━━━ Material supplied
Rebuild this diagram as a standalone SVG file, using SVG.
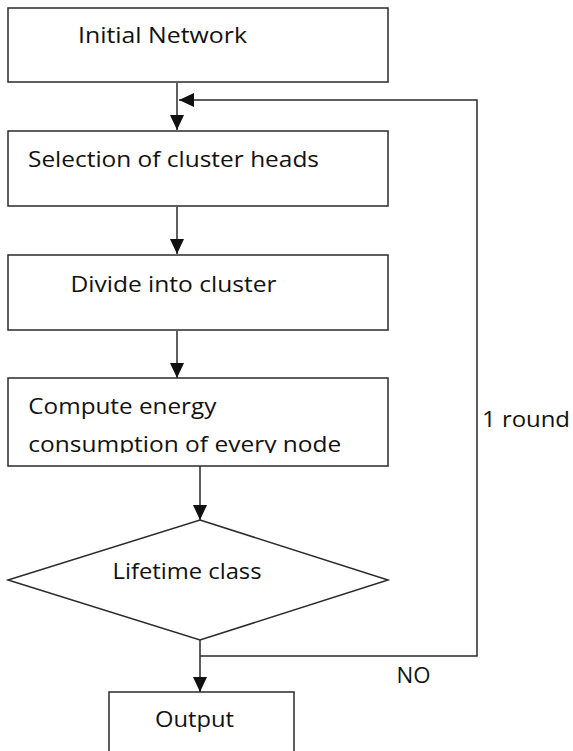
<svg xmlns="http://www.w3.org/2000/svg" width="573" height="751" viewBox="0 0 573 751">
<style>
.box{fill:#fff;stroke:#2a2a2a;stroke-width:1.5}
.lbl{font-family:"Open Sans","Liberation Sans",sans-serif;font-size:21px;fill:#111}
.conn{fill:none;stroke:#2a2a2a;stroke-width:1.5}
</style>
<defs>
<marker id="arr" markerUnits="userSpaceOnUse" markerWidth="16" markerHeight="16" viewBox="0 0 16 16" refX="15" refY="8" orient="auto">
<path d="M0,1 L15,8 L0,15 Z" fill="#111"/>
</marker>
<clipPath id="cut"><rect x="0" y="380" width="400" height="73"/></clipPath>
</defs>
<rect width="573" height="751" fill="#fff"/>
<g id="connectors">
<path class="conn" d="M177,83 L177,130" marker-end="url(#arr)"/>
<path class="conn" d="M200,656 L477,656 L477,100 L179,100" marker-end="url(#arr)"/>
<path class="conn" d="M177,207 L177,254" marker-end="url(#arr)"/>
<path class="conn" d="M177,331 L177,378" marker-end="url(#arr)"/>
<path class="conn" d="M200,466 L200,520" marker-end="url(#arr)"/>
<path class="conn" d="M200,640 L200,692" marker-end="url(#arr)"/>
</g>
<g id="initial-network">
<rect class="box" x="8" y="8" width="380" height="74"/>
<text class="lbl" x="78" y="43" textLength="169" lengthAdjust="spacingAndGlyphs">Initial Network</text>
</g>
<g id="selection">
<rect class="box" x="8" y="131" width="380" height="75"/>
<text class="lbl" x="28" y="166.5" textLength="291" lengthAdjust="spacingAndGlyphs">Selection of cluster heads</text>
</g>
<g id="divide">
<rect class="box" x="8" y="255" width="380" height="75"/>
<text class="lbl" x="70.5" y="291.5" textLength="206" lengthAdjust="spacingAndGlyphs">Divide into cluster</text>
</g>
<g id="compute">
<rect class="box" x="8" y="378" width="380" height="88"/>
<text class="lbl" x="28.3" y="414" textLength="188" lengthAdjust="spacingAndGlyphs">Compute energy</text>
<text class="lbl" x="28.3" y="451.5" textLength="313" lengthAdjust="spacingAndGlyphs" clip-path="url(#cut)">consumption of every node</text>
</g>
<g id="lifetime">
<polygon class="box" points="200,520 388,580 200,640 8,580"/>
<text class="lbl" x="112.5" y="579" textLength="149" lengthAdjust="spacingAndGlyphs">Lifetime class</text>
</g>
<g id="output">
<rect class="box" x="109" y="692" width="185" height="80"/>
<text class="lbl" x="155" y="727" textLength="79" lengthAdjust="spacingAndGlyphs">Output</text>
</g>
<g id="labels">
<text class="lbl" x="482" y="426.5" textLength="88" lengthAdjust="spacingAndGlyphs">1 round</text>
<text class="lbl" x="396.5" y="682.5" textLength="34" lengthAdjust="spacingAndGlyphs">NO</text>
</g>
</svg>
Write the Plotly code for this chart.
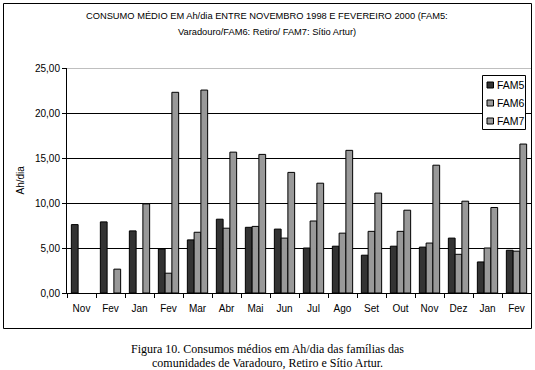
━━━━━━
▶ [Problem statement]:
Write the listing above out again exactly, dropping each image.

▶ [Task solution]:
Rebuild this diagram as a standalone SVG file, using SVG.
<svg xmlns="http://www.w3.org/2000/svg" width="573" height="751" viewBox="0 0 573 751">
<style>
.box{fill:#fff;stroke:#2a2a2a;stroke-width:1.5}
.lbl{font-family:"Open Sans","Liberation Sans",sans-serif;font-size:21px;fill:#111}
.conn{fill:none;stroke:#2a2a2a;stroke-width:1.5}
</style>
<defs>
<marker id="arr" markerUnits="userSpaceOnUse" markerWidth="16" markerHeight="16" viewBox="0 0 16 16" refX="15" refY="8" orient="auto">
<path d="M0,1 L15,8 L0,15 Z" fill="#111"/>
</marker>
<clipPath id="cut"><rect x="0" y="380" width="400" height="73"/></clipPath>
</defs>
<rect width="573" height="751" fill="#fff"/>
<g id="connectors">
<path class="conn" d="M177,83 L177,130" marker-end="url(#arr)"/>
<path class="conn" d="M200,656 L477,656 L477,100 L179,100" marker-end="url(#arr)"/>
<path class="conn" d="M177,207 L177,254" marker-end="url(#arr)"/>
<path class="conn" d="M177,331 L177,378" marker-end="url(#arr)"/>
<path class="conn" d="M200,466 L200,520" marker-end="url(#arr)"/>
<path class="conn" d="M200,640 L200,692" marker-end="url(#arr)"/>
</g>
<g id="initial-network">
<rect class="box" x="8" y="8" width="380" height="74"/>
<text class="lbl" x="78" y="43" textLength="169" lengthAdjust="spacingAndGlyphs">Initial Network</text>
</g>
<g id="selection">
<rect class="box" x="8" y="131" width="380" height="75"/>
<text class="lbl" x="28" y="166.5" textLength="291" lengthAdjust="spacingAndGlyphs">Selection of cluster heads</text>
</g>
<g id="divide">
<rect class="box" x="8" y="255" width="380" height="75"/>
<text class="lbl" x="70.5" y="291.5" textLength="206" lengthAdjust="spacingAndGlyphs">Divide into cluster</text>
</g>
<g id="compute">
<rect class="box" x="8" y="378" width="380" height="88"/>
<text class="lbl" x="28.3" y="414" textLength="188" lengthAdjust="spacingAndGlyphs">Compute energy</text>
<text class="lbl" x="28.3" y="451.5" textLength="313" lengthAdjust="spacingAndGlyphs" clip-path="url(#cut)">consumption of every node</text>
</g>
<g id="lifetime">
<polygon class="box" points="200,520 388,580 200,640 8,580"/>
<text class="lbl" x="112.5" y="579" textLength="149" lengthAdjust="spacingAndGlyphs">Lifetime class</text>
</g>
<g id="output">
<rect class="box" x="109" y="692" width="185" height="80"/>
<text class="lbl" x="155" y="727" textLength="79" lengthAdjust="spacingAndGlyphs">Output</text>
</g>
<g id="labels">
<text class="lbl" x="482" y="426.5" textLength="88" lengthAdjust="spacingAndGlyphs">1 round</text>
<text class="lbl" x="396.5" y="682.5" textLength="34" lengthAdjust="spacingAndGlyphs">NO</text>
</g>
</svg>
Write the Plotly code for this chart.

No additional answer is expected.